## Work instructions
Begin with the first line and repeat exactly through the line containing "plt.rcParams['font.family'] = ['Lato', 'DejaVu"; leave every image out.

:: Recorded information ::

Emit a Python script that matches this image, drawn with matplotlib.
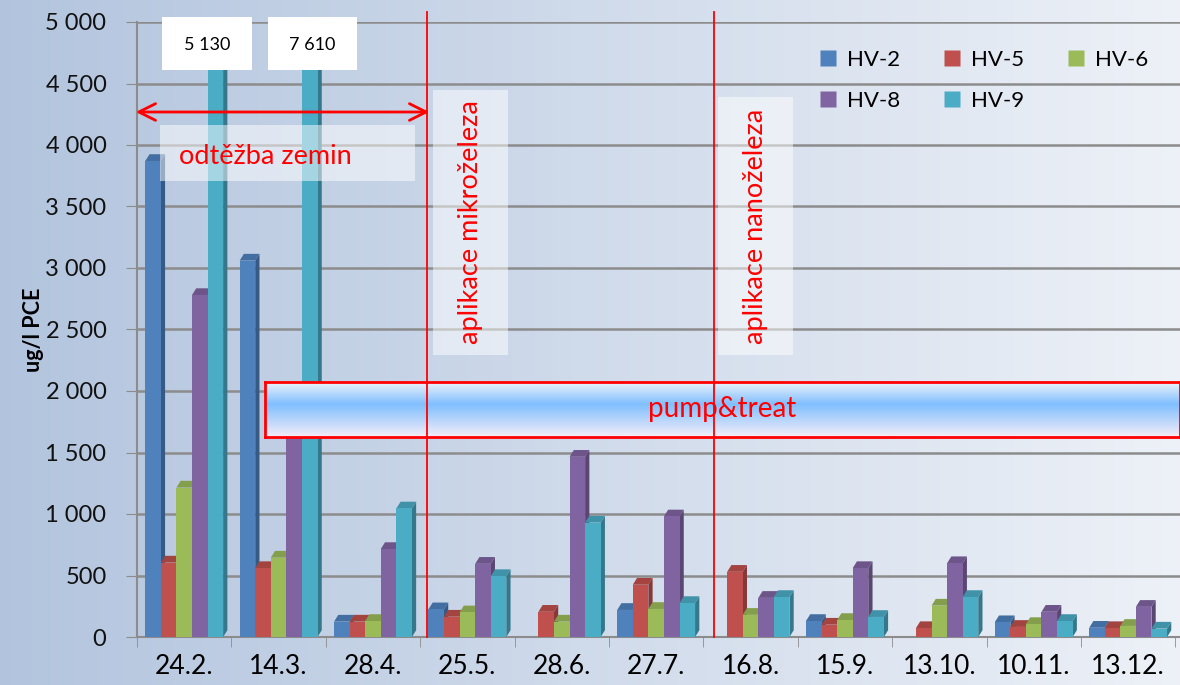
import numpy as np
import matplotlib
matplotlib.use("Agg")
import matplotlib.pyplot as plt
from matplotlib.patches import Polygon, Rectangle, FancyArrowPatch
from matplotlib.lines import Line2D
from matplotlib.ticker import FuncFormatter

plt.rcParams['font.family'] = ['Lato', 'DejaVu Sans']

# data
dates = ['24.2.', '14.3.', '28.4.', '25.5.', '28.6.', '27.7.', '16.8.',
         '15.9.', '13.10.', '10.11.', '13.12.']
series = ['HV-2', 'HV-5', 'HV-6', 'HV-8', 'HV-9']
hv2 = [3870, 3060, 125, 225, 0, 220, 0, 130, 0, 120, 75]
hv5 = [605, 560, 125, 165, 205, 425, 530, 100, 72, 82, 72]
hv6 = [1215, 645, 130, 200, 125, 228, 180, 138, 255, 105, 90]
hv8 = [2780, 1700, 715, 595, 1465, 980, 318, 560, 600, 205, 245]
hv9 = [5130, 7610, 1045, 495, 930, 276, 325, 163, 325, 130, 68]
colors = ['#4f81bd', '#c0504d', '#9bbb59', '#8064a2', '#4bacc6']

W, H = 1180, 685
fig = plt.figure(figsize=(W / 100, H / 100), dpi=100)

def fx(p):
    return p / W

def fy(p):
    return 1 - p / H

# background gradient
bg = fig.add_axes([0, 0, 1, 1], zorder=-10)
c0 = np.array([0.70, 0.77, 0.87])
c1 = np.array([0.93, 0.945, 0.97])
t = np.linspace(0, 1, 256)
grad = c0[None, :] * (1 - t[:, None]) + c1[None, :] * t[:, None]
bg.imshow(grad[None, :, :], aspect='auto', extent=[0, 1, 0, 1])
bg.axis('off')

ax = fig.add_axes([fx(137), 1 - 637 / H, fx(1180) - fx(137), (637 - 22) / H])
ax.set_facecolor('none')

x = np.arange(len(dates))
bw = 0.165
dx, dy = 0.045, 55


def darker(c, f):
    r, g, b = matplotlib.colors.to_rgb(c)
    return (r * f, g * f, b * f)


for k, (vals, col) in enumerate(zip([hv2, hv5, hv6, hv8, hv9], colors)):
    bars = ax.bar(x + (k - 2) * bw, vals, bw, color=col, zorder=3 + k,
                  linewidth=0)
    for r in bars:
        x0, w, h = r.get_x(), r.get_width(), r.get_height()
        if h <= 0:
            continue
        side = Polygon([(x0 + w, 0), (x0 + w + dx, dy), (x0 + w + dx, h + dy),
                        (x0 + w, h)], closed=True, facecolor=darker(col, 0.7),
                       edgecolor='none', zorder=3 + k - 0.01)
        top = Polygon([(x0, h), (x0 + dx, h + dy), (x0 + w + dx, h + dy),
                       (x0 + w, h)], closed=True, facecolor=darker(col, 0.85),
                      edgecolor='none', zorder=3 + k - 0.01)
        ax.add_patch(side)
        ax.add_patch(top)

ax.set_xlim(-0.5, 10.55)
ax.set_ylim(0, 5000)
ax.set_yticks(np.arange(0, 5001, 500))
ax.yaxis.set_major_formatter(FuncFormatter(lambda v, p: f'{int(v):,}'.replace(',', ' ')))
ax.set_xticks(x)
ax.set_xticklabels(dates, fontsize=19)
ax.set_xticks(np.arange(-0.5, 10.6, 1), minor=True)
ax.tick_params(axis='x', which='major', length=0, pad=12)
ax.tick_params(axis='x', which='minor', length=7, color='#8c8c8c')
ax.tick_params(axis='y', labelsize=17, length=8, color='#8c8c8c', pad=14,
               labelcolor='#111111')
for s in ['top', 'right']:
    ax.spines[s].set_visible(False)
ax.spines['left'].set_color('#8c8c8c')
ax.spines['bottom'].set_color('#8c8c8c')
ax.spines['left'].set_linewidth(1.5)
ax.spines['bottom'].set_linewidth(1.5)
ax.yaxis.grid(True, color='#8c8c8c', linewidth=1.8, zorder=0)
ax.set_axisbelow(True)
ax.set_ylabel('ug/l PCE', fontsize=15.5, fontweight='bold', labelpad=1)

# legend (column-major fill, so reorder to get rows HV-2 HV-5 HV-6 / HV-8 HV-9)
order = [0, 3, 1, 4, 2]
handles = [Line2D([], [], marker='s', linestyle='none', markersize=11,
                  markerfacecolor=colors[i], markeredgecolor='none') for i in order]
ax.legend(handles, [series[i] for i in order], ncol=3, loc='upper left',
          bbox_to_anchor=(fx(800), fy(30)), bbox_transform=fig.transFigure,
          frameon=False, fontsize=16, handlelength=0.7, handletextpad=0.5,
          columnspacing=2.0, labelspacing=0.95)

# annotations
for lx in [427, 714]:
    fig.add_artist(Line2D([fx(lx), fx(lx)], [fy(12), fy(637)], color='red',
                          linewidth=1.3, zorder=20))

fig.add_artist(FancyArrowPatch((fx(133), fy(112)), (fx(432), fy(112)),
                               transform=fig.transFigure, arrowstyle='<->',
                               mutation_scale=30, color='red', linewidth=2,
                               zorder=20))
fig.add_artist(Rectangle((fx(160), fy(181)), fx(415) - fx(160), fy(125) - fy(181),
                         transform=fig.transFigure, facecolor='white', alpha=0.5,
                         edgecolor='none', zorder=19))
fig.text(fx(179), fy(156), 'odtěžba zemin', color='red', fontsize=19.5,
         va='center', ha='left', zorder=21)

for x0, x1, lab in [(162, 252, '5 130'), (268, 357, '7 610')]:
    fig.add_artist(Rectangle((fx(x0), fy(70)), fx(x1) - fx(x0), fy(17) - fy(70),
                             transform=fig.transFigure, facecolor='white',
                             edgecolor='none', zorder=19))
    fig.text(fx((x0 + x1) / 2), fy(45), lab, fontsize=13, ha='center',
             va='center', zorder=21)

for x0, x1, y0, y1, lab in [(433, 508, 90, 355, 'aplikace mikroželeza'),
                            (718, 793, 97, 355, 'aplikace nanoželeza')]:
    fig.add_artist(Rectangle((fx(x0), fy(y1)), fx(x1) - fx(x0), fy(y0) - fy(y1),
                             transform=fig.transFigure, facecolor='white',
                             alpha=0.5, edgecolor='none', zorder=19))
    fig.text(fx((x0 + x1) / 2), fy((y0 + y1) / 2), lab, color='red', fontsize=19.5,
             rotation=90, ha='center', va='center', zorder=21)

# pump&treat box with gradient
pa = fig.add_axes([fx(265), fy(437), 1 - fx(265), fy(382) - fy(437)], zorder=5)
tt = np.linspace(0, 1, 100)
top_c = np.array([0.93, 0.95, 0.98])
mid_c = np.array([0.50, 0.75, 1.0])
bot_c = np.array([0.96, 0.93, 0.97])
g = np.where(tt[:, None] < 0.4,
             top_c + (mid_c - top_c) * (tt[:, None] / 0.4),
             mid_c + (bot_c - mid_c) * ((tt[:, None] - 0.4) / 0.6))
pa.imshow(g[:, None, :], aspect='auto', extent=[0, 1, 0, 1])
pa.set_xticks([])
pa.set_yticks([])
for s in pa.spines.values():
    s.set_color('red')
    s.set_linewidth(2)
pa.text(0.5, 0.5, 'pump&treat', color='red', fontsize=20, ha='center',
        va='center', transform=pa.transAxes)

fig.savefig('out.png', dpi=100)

:::

## Answer to the task
Emit a Python script that matches this image, drawn with matplotlib.
import numpy as np
import matplotlib
matplotlib.use("Agg")
import matplotlib.pyplot as plt
from matplotlib.patches import Polygon, Rectangle, FancyArrowPatch
from matplotlib.lines import Line2D
from matplotlib.ticker import FuncFormatter

plt.rcParams['font.family'] = ['Lato', 'DejaVu Sans']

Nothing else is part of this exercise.